What? Thursday Already? But I Has Done Nothing.

Sep 06, 2007 08:58

 Please get tap tappy below for some....

Random pre annual leave madness:

  • Giles and Neffi are off to the vet this morning for their boosters before they head to the Celebrity Day Spa retreat this weekend.  Or Promises Rehab Centre may be more accurate…  Prediction: Within ten feet of the clinic Neffi starts warbling like an excitable stooge, Giles starts throwing his Rottweiler manliness around, and if there happens to be any cats in the waiting room?  *facepalm* God help us all, it’s gonna turn into Shriekfest 07.  I’m seriously debating taking them in one at a time, leaving the other in the car.  I shouldn’t be allowed to own dogs.  I am BAD at it. Wish me luck.
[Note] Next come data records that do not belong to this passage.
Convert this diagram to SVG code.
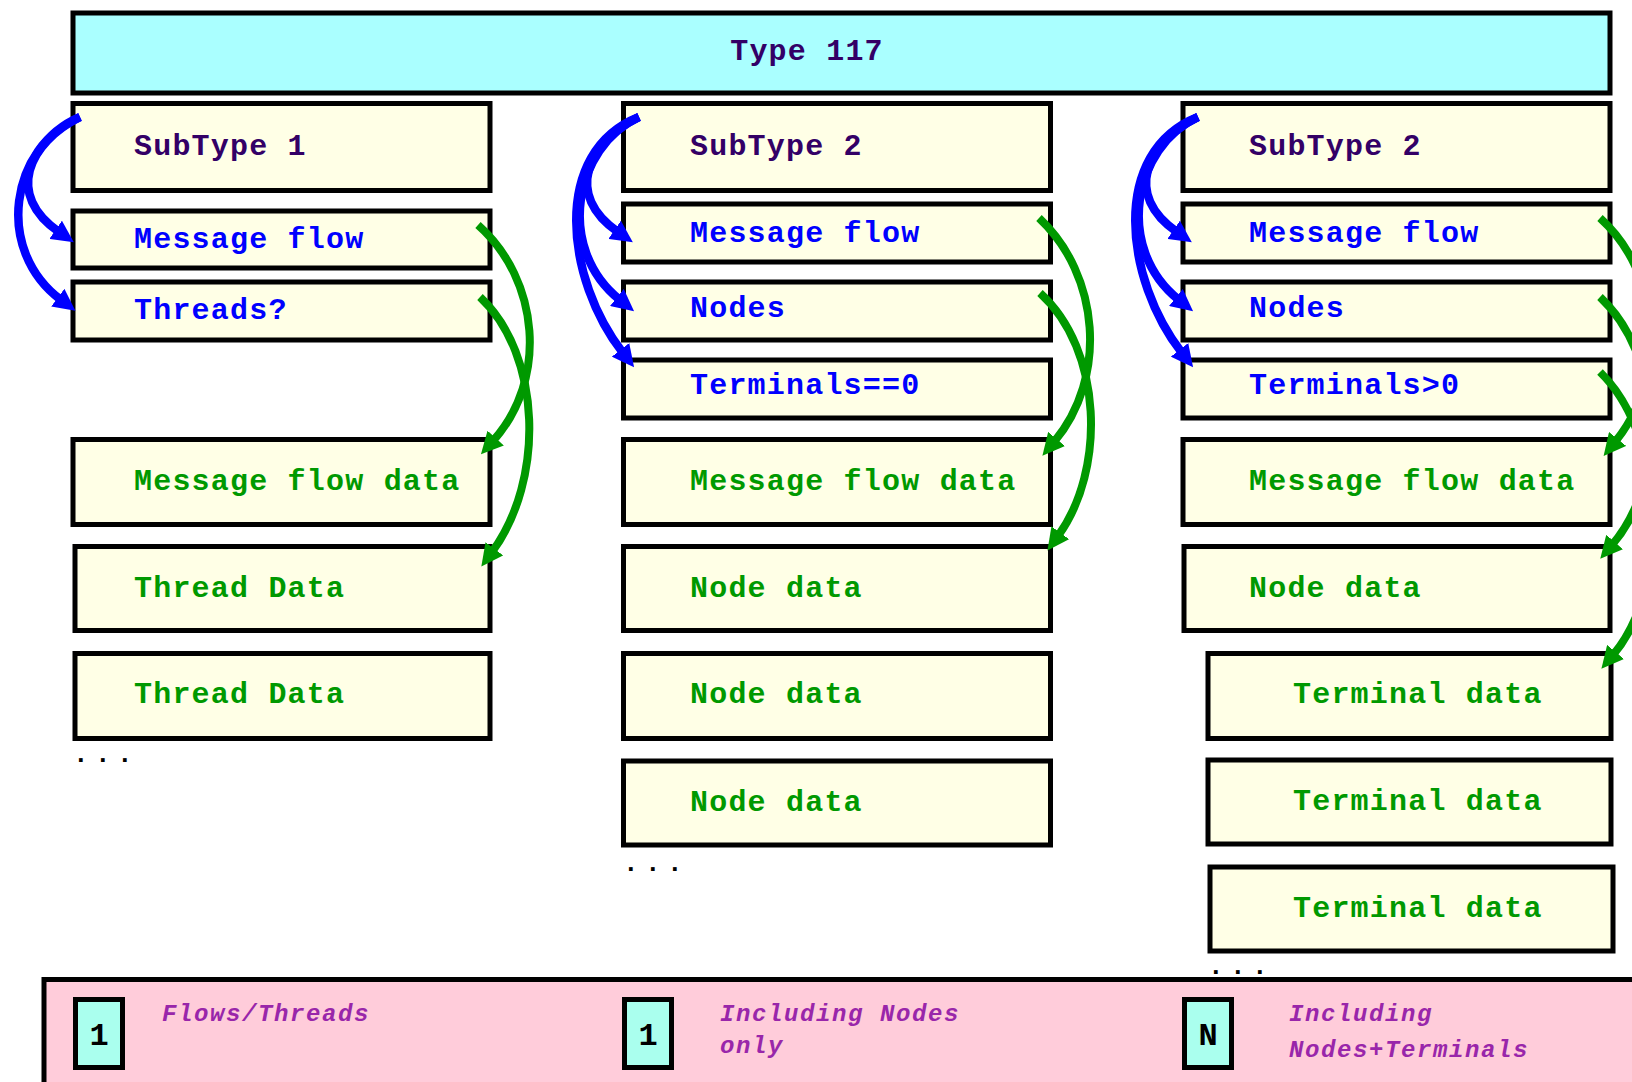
<svg xmlns="http://www.w3.org/2000/svg" width="1632" height="1082" viewBox="0 0 1632 1082">
<defs>
<style>
.box{fill:#FFFFE6;stroke:#000;stroke-width:5}
.top{fill:#AAFFFF;stroke:#000;stroke-width:5}
.t{font-family:"Liberation Mono","Courier New",monospace;font-weight:bold;font-size:30px;letter-spacing:1.2px}
.st{fill:#330066}
.bl{fill:#0000FF}
.gr{fill:#009900}
.dots{font-family:"Liberation Mono",monospace;font-weight:bold;font-size:26px;letter-spacing:6.4px;fill:#000}
.blue{fill:none;stroke:#0000FF;stroke-width:8.5;marker-end:url(#ab)}
.green{fill:none;stroke:#009900;stroke-width:8;marker-end:url(#ag)}
.leg{fill:#FFCCDA;stroke:#000;stroke-width:5}
.badge{fill:#AAFFEE;stroke:#000;stroke-width:5}
.bt{font-family:"Liberation Mono",monospace;font-weight:bold;font-size:32px;fill:#000;text-anchor:middle}
.lt{font-family:"Liberation Mono","Courier New",monospace;font-weight:bold;font-style:italic;font-size:24px;letter-spacing:1.6px;fill:#9926AA}
</style>
<marker id="ab" viewBox="0 0 22 22" markerWidth="22" markerHeight="22" markerUnits="userSpaceOnUse" refX="4" refY="11" orient="auto"><path d="M0,0 L22,11 L0,22 Z" fill="#0000FF"/></marker>
<marker id="ag" viewBox="0 0 22 22" markerWidth="22" markerHeight="22" markerUnits="userSpaceOnUse" refX="4" refY="11" orient="auto"><path d="M0,0 L22,11 L0,22 Z" fill="#009900"/></marker>
</defs>
<rect width="1632" height="1082" fill="#fff"/>

<g id="type117"><rect class="top" x="73" y="13" width="1537" height="80"/><text class="t st" x="807" y="60" text-anchor="middle">Type 117</text></g>

<g id="c1-subtype"><rect class="box" x="73" y="103.5" width="417" height="87"/><text class="t st" x="134" y="155">SubType 1</text></g>
<g id="c1-msgflow"><rect class="box" x="73" y="211" width="417" height="57"/><text class="t bl" x="134" y="248">Message flow</text></g>
<g id="c1-threads"><rect class="box" x="73" y="282" width="417" height="58"/><text class="t bl" x="134" y="319">Threads?</text></g>
<g id="c1-mfdata"><rect class="box" x="73" y="439.5" width="417" height="85"/><text class="t gr" x="134" y="490">Message flow data</text></g>
<g id="c1-thread1"><rect class="box" x="75" y="546.5" width="415" height="84"/><text class="t gr" x="134" y="597">Thread Data</text></g>
<g id="c1-thread2"><rect class="box" x="75" y="653.5" width="415" height="85"/><text class="t gr" x="134" y="703">Thread Data</text></g>
<text class="dots" x="73" y="762">...</text>

<g id="c2-subtype"><rect class="box" x="623.5" y="103.5" width="427" height="87"/><text class="t st" x="690" y="155">SubType 2</text></g>
<g id="c2-msgflow"><rect class="box" x="623.5" y="204" width="427" height="58"/><text class="t bl" x="690" y="241.5">Message flow</text></g>
<g id="c2-nodes"><rect class="box" x="623.5" y="282" width="427" height="58"/><text class="t bl" x="690" y="317">Nodes</text></g>
<g id="c2-terms"><rect class="box" x="623.5" y="360" width="427" height="58"/><text class="t bl" x="690" y="394">Terminals==0</text></g>
<g id="c2-mfdata"><rect class="box" x="623.5" y="439.5" width="427" height="85"/><text class="t gr" x="690" y="490">Message flow data</text></g>
<g id="c2-node1"><rect class="box" x="623.5" y="546.5" width="427" height="84"/><text class="t gr" x="690" y="597">Node data</text></g>
<g id="c2-node2"><rect class="box" x="623.5" y="653.5" width="427" height="85"/><text class="t gr" x="690" y="703">Node data</text></g>
<g id="c2-node3"><rect class="box" x="623.5" y="761" width="427" height="84"/><text class="t gr" x="690" y="811">Node data</text></g>
<text class="dots" x="623" y="871">...</text>

<g id="c3-subtype"><rect class="box" x="1183" y="103.5" width="427" height="87"/><text class="t st" x="1249" y="155">SubType 2</text></g>
<g id="c3-msgflow"><rect class="box" x="1183" y="204" width="427" height="58"/><text class="t bl" x="1249" y="241.5">Message flow</text></g>
<g id="c3-nodes"><rect class="box" x="1183" y="282" width="427" height="58"/><text class="t bl" x="1249" y="317">Nodes</text></g>
<g id="c3-terms"><rect class="box" x="1183" y="360" width="427" height="58"/><text class="t bl" x="1249" y="394">Terminals&gt;0</text></g>
<g id="c3-mfdata"><rect class="box" x="1183" y="439.5" width="427" height="85"/><text class="t gr" x="1249" y="490">Message flow data</text></g>
<g id="c3-node1"><rect class="box" x="1184" y="546.5" width="426" height="84"/><text class="t gr" x="1249" y="597">Node data</text></g>
<g id="c3-term1"><rect class="box" x="1208" y="653.5" width="403" height="85"/><text class="t gr" x="1293" y="703">Terminal data</text></g>
<g id="c3-term2"><rect class="box" x="1208" y="760" width="403" height="84"/><text class="t gr" x="1293" y="810">Terminal data</text></g>
<g id="c3-term3"><rect class="box" x="1210" y="867" width="403" height="84"/><text class="t gr" x="1293" y="917">Terminal data</text></g>
<text class="dots" x="1208" y="974">...</text>

<g id="connectors">
<path class="blue" d="M80,117 C28,143 5,195 59,232"/>
<path class="blue" d="M80,117 C10,147 -6,250 61,300"/>
<path class="blue" d="M639,117 C587,143 564,195 618,232"/>
<path class="blue" d="M639,117 C574,147 555,248 620,300"/>
<path class="blue" d="M639,117 C550,152 566,280 623,353"/>
<path class="blue" d="M1198,117 C1146,143 1123,195 1177,232"/>
<path class="blue" d="M1198,117 C1133,147 1114,248 1179,300"/>
<path class="blue" d="M1198,117 C1109,152 1125,280 1182,353"/>
<path class="green" d="M478,225 C540,280 548,380 493,441"/>
<path class="green" d="M480,297 C542,355 545,480 492,552"/>
<path class="green" d="M1039,218 C1100,275 1108,378 1054,442"/>
<path class="green" d="M1040,293 C1103,350 1106,470 1058,536"/>
<path class="green" d="M1600,218 C1661,273 1669,376 1615,442"/>
<path class="green" d="M1600,297 C1663,356 1668,480 1612,545"/>
<path class="green" d="M1600,372 C1665,435 1672,585 1613,655"/>
</g>

<g id="legend">
<rect class="leg" x="44" y="979.5" width="1600" height="120"/>
<g id="badge1"><rect class="badge" x="75.5" y="999.5" width="47" height="68"/><text class="bt" x="99" y="1045">1</text></g>
<text class="lt" x="162" y="1021">Flows/Threads</text>
<g id="badge2"><rect class="badge" x="624.5" y="999.5" width="47" height="68"/><text class="bt" x="648" y="1045">1</text></g>
<text class="lt" x="720" y="1021">Including Nodes</text>
<text class="lt" x="720" y="1053">only</text>
<g id="badge3"><rect class="badge" x="1184.5" y="999.5" width="47" height="68"/><text class="bt" x="1208" y="1045">N</text></g>
<text class="lt" x="1289" y="1021">Including</text>
<text class="lt" x="1289" y="1057">Nodes+Terminals</text>
</g>
</svg>
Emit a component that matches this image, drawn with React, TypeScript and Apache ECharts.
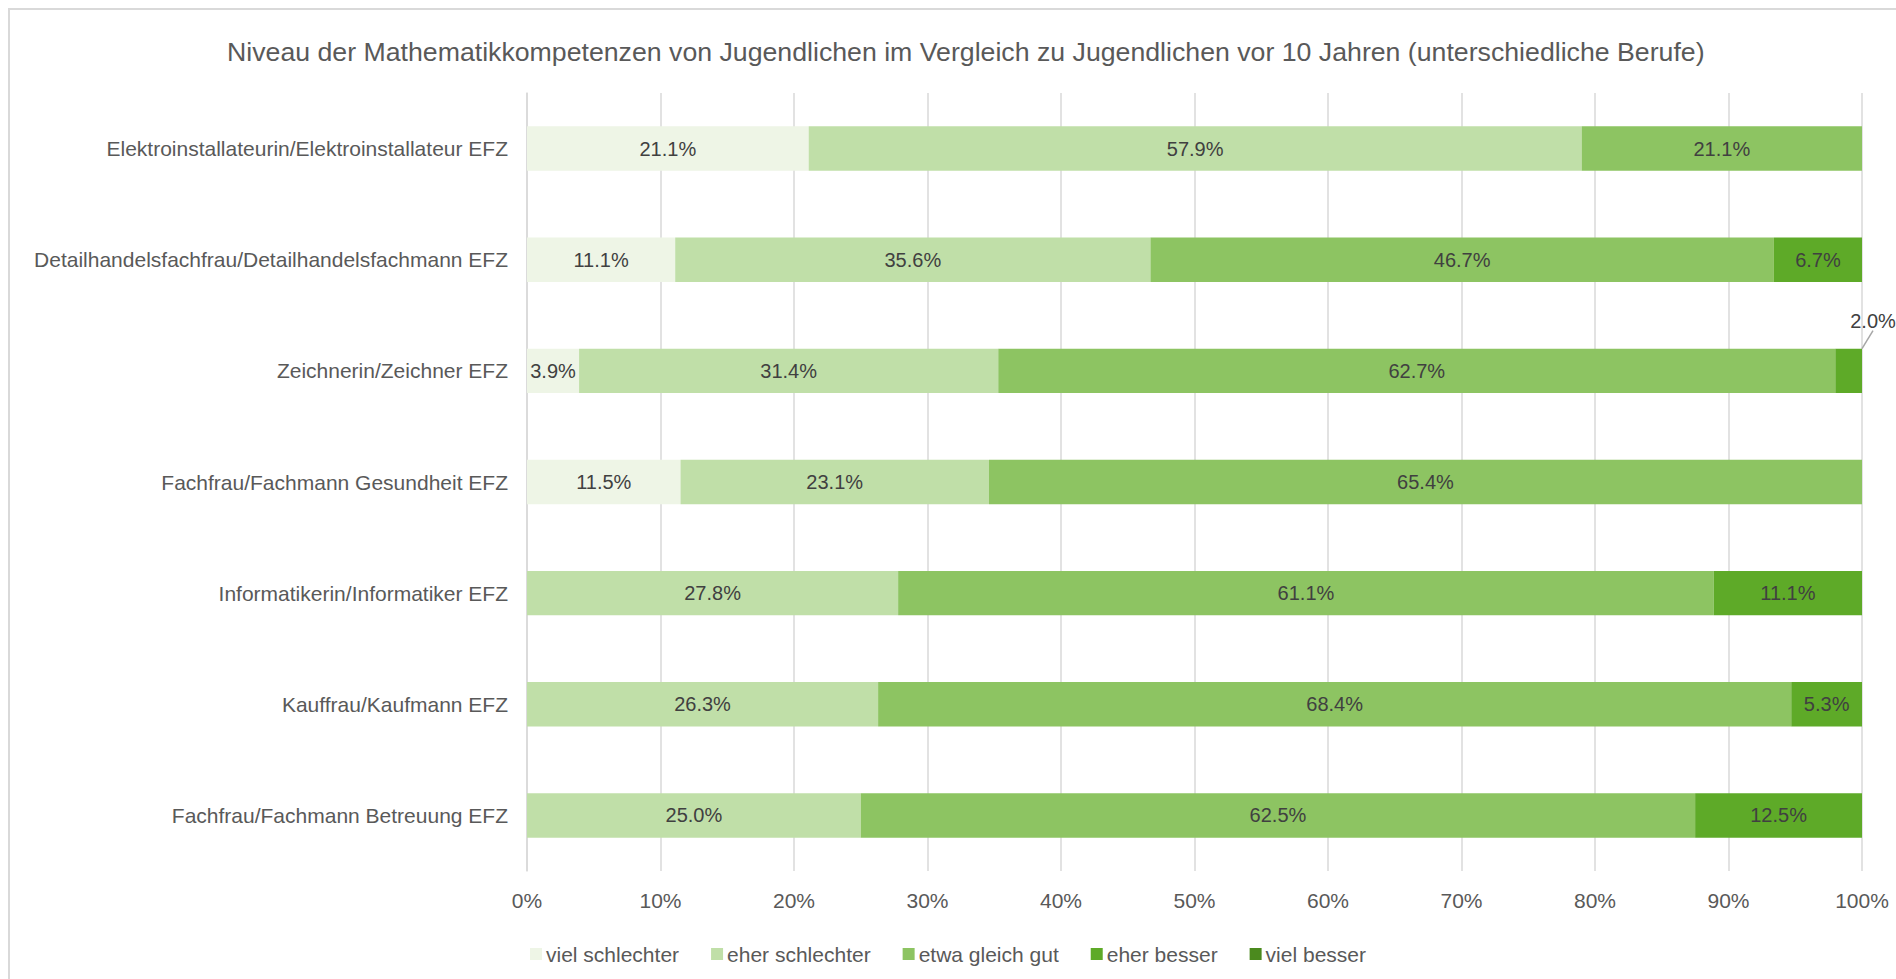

UPDATE  Actuality:  Barring some rude turbo boosted jumping, both Neffi and Giles win the Rock-You-Large-Dog Awards for general non-hellhoundishness, and for two very spiffy Sit-and-Drops executed perfectly via hand commands alone.  *is proud of all three of us*


  • There is a funny thing going on with my eye.  Wtf?  Please to be explaining why you must be doing this NOW, eyeball?  Like, could you not have done this last week, when I was having time to do something about you?  *eyeballs the unhappy eyeball*


  • Bizarre synchronous knife thing:  My mother trips over a crate and falls onto the broken plates she is carrying, slashing her hands open yesterday and requiring stitches in both.  I am talking to her on the phone about it while I am making dinner last night and I do this smart ass flippy knife thing around my fingers like the SHOW OFF I am except I DUFF it and nearly cut my finger off, requiring four bandaids and ten minutes for the crazy laughter to stop.


  • Horse!Sam update:  Dear Near Hind Leg,  STOP IT.  Regards, Pdragon.


  • Living Room Light Fitting Update:  Dear Electrician, Where the fuck is you being?  Still.  Because you is not here.  I can tell, on account of me being right here and the not being able to see you.  Unless, of course, you is an invisible electrician, in which case - YOU SHOULD PUT THIS ON YOUR BUSINESS CARD.  Regards, Pdragon.


  • Plane Anxiety Update:  Dear Qantas Maintenance Peoples, Why is you reading this letter?  Maintain my plane, please.  STOP READING and START MAINTAINING.  Regards, Pdragon.


  • Plane Anxiety Update #2:  Dear Qantas Pilot, Don’t fuck up.  Seriously.  I mean it.  Regards, Pdragon.


  • Um, J, if you is reading...I has kinda not told my parents when I is coming.  So please to be picking me up at the airport?  Very muchly?  And yesyesyes, I know.  BAD. Special hell bad.  Lecture me freely while you is picking my ass up from the airport. 


More updates as they come to hand.  We’re on the downhill slide, peoples.  Three days to go.  J  Also?  Yays for no worky for two weeks.  Oh, dear God - YAYS.